AVAILABLE RECORDS:

┌────────

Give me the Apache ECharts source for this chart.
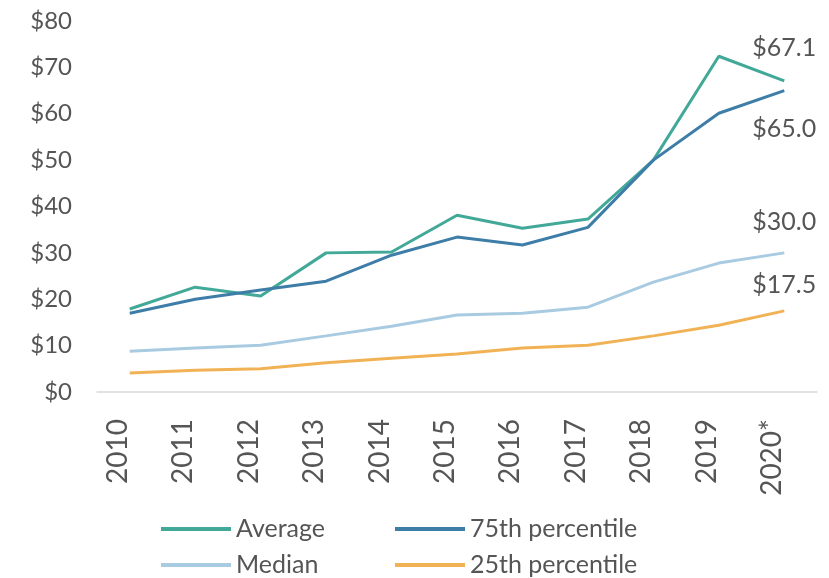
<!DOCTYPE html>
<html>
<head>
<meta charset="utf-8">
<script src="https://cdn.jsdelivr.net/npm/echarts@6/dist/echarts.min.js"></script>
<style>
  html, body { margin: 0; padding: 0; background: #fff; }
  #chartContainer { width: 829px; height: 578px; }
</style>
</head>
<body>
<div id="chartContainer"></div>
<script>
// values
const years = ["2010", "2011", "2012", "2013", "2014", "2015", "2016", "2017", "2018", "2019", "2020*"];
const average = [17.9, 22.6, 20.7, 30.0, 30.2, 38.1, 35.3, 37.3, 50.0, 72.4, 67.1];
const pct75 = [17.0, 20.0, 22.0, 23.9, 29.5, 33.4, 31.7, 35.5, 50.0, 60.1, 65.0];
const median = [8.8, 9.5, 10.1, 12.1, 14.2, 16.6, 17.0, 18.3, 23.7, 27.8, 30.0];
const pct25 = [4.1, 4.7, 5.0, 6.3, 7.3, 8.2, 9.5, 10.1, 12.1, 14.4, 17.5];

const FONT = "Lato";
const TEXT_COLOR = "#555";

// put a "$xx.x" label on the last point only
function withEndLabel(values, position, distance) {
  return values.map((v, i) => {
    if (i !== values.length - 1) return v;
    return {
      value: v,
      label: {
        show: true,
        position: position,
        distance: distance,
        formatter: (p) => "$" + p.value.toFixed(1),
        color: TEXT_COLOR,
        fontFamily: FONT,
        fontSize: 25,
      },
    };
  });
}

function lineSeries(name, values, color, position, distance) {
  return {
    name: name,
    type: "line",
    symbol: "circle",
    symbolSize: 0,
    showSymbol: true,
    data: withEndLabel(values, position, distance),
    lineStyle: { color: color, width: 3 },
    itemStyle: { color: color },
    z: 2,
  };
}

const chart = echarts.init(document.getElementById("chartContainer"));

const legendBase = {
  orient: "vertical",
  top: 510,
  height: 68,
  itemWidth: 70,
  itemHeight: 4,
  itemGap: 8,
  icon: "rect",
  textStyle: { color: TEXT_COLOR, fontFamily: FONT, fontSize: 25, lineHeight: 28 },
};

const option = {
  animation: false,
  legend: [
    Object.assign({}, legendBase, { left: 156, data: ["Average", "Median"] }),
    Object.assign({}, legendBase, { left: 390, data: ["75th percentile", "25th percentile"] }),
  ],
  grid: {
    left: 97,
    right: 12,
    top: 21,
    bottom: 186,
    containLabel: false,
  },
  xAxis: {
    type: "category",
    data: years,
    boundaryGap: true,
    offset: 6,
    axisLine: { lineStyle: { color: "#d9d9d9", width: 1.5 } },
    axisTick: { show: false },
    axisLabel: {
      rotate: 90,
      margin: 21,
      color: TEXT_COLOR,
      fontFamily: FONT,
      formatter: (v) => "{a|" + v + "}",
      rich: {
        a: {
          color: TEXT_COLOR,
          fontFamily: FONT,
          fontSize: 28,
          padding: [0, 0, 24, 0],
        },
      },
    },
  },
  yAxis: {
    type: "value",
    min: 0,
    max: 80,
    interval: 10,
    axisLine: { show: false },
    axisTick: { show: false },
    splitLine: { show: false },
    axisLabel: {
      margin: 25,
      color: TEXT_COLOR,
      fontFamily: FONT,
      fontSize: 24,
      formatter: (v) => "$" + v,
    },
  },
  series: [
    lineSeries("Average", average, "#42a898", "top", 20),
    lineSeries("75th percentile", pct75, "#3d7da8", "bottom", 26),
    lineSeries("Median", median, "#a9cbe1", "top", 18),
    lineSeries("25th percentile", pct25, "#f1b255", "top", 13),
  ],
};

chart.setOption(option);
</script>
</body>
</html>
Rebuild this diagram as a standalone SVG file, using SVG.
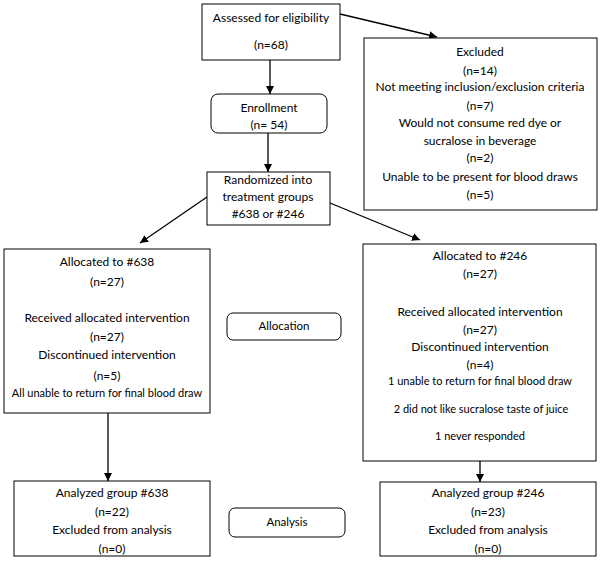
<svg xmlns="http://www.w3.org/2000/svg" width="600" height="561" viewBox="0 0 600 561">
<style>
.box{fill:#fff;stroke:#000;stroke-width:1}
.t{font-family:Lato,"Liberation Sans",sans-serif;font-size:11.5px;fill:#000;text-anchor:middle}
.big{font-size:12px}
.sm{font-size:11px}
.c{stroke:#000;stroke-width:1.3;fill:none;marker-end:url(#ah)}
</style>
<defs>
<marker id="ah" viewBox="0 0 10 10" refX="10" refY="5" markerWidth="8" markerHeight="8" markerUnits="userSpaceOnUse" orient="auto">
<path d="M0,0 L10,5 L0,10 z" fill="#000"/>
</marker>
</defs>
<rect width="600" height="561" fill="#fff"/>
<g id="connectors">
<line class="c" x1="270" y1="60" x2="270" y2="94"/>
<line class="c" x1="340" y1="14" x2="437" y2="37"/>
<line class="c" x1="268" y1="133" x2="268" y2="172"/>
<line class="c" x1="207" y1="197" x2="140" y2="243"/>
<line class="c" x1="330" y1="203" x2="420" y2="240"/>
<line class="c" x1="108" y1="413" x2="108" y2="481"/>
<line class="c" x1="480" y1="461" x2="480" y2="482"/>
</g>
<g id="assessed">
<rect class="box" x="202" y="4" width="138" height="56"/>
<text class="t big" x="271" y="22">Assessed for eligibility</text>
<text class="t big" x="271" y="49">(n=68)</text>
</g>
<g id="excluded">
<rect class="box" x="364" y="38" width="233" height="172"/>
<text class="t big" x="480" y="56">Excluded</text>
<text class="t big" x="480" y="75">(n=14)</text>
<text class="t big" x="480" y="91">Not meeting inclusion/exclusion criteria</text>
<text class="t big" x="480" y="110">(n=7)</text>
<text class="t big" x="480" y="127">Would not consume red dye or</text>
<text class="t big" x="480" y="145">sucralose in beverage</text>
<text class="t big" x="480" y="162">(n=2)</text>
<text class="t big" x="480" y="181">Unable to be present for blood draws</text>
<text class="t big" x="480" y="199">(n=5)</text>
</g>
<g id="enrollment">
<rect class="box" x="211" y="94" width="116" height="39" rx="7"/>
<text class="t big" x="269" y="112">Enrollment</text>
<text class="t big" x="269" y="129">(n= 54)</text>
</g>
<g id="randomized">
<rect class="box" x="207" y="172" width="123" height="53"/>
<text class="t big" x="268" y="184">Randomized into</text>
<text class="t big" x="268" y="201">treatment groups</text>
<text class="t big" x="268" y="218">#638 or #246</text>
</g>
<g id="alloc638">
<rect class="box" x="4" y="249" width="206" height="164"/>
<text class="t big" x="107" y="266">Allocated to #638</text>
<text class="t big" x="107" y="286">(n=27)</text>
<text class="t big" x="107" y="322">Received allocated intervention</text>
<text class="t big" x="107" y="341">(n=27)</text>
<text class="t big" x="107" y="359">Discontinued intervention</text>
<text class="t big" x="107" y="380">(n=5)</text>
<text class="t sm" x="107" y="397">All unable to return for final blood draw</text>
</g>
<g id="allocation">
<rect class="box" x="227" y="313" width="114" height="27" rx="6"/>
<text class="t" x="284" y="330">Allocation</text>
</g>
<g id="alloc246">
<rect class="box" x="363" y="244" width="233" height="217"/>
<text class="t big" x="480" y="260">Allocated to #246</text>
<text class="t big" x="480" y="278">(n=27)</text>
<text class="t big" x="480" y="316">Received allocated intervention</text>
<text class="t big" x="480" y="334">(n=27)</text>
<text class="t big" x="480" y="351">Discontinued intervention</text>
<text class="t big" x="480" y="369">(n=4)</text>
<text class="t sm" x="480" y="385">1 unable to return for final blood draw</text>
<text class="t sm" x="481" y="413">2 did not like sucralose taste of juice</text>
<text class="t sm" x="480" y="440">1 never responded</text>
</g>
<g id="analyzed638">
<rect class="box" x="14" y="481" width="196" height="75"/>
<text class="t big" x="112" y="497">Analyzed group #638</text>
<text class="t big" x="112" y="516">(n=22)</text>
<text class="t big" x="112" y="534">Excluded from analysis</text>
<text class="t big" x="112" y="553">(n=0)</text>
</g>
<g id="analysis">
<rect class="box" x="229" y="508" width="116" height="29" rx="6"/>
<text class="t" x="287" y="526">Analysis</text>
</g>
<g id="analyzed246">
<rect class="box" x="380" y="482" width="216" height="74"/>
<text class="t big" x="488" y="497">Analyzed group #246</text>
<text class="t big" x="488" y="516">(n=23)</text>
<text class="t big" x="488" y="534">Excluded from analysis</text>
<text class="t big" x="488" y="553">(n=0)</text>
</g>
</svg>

└────────

In the entries above, how many lines hold the word "this"? State the number and nothing else.

ANSWER FOR THE TASK:
2